The price of a sand mixer is built up from several core components. Raw materials, primarily heavy-gauge steel for the housing and mixing arms, constitute 30-40% of the unit cost. Major purchased components like electric motors, gearboxes, and PLC control systems account for another 25-35%. The remaining cost is allocated to skilled fabrication labor, R&D amortization, logistics, and supplier margin. The level of automation, throughput capacity (tons/hour), and integration with sand reclamation systems are the primary drivers of price variation between models.

The three most volatile cost elements are: 1. Hot-Rolled Steel: Price has fluctuated significantly, with recent increases of est. 10-15% over the last 12 months due to energy costs and supply chain constraints. [Source - World Steel Association, 2024] 2. Semiconductors (for PLCs): While stabilizing, the market saw price spikes of over 20% in the prior 24-month period, impacting the cost of automated control systems. 3. Ocean & Inland Freight: Logistics costs remain elevated, adding an unpredictable 5-10% to the final landed cost compared to pre-2020 levels.

Recent Trends & Innovation

Supplier Landscape

Supplier Region Est. Market Share Stock Exchange:Ticker Notable Capability
Sinto Group Japan 20-25% TYO:6339 Fully integrated automated foundry lines
Norican Group Denmark 18-22% Private Extensive global service network; multi-brand portfolio
Laempe & Mössner Germany 10-15% Private Leader in core-making and integrated mixers
IMF Group Italy 8-12% Private Turnkey sand plant engineering & construction
Palmer Mfg. & Supply USA 5-8% Private Robust continuous mixers for no-bake foundries
Omega Sinto UK 5-7% Part of Sinto Group Expertise in chemically bonded sand systems
EIRICH Group Germany 3-5% Private High-intensity mixing technology for specialty sands

Regional Focus: North Carolina (USA)

North Carolina possesses a robust industrial manufacturing base, including automotive parts, aerospace components, and heavy equipment, creating stable, long-term demand for metal castings. This translates to a healthy replacement and upgrade market for sand mixers. While no major sand mixer OEMs are headquartered in NC, the state is well-served by the North American sales and service networks of major suppliers like Sinto, Palmer, and Norican Group. The state's favorable business climate and strong manufacturing workforce are assets, though competition for skilled maintenance technicians is high. Sourcing from suppliers with established service hubs in the Southeast is critical to ensure minimal downtime.

Risk Outlook

Risk Category Grade Justification
Supply Risk Medium Supplier base is concentrated among a few global players.

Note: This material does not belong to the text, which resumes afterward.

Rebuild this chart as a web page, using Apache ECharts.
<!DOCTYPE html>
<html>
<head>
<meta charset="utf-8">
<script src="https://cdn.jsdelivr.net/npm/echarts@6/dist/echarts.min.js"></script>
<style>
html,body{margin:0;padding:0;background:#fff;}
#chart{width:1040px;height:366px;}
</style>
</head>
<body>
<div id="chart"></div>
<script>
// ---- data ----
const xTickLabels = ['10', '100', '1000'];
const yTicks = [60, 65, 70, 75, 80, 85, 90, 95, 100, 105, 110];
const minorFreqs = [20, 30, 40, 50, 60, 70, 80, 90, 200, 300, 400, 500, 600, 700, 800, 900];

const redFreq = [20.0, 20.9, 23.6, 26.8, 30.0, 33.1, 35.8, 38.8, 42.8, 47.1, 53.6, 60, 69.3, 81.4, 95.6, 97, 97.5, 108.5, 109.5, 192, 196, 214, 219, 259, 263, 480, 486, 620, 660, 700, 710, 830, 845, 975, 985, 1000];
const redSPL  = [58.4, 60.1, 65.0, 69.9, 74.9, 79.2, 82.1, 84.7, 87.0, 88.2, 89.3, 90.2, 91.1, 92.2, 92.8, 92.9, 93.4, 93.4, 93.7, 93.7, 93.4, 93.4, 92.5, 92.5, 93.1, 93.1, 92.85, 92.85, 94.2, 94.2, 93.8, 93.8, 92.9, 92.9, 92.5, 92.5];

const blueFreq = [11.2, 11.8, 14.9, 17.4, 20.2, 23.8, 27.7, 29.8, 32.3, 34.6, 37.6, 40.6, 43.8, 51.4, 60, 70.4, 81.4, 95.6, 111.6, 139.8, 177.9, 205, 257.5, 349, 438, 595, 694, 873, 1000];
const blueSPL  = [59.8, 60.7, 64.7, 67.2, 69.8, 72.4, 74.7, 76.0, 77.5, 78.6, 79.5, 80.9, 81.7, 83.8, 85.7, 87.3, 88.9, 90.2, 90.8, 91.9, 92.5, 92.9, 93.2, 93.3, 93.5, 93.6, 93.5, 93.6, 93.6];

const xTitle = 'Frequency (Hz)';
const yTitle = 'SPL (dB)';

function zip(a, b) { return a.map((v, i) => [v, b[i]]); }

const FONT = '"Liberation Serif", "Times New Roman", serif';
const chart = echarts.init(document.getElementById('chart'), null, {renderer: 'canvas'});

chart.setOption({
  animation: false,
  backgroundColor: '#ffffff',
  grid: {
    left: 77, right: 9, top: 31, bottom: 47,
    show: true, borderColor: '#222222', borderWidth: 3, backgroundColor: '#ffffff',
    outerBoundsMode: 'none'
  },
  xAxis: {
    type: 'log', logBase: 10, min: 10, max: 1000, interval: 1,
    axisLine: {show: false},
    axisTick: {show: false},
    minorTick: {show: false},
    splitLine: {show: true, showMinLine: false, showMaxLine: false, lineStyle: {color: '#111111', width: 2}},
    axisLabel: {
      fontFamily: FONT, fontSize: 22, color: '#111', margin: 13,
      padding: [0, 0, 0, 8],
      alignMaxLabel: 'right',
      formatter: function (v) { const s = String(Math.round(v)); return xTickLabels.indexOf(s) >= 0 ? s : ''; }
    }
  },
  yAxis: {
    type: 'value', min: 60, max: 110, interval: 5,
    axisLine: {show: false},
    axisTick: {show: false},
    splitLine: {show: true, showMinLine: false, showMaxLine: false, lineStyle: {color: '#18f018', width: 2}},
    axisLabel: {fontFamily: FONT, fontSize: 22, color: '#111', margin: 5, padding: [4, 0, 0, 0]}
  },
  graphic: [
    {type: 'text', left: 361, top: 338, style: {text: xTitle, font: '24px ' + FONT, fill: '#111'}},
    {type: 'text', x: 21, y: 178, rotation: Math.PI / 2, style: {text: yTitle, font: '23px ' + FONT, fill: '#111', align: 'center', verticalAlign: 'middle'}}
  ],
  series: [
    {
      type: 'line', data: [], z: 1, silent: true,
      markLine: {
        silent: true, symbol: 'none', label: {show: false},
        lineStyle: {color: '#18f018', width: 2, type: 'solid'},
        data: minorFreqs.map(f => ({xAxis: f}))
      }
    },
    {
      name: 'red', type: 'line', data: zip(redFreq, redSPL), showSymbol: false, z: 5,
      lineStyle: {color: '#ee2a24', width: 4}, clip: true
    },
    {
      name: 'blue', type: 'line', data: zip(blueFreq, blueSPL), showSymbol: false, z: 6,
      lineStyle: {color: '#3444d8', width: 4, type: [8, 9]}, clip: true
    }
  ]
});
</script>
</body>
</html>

A disruption at a key supplier could impact project timelines.
Price Volatility High Direct exposure to volatile steel, electronics, and freight markets makes budgeting for CapEx challenging.
ESG Scrutiny Medium Increasing focus on worker safety (silica dust) and environmental impact (sand disposal) requires investment in compliant equipment.
Geopolitical Risk Medium While major OEMs are in stable regions (JP, DE, US), supply chains for sub-components (motors, electronics) are global and subject to disruption.
Technology Obsolescence Low Core mechanical mixing technology is mature. Obsolescence risk is primarily in control systems and software, which can often be upgraded.

Actionable Sourcing Recommendations

  1. Mandate Total Cost of Ownership (TCO) models for all sand mixer RFQs over $250k. Prioritize suppliers who can quantify energy savings of >15% and compatibility with >80% reclaimed sand. This strategy mitigates long-term opex volatility from energy and raw sand costs, targeting a 5-7% reduction in total lifecycle cost over 10 years and supporting corporate ESG objectives.

  2. For facilities with high production volumes, qualify one Tier-1 global supplier for primary systems and one North American niche supplier (e.g., Palmer) for standalone units and critical spares. This dual-sourcing approach mitigates supplier concentration risk and has been shown to reduce lead times for non-proprietary replacement parts by 20-30%, improving plant uptime.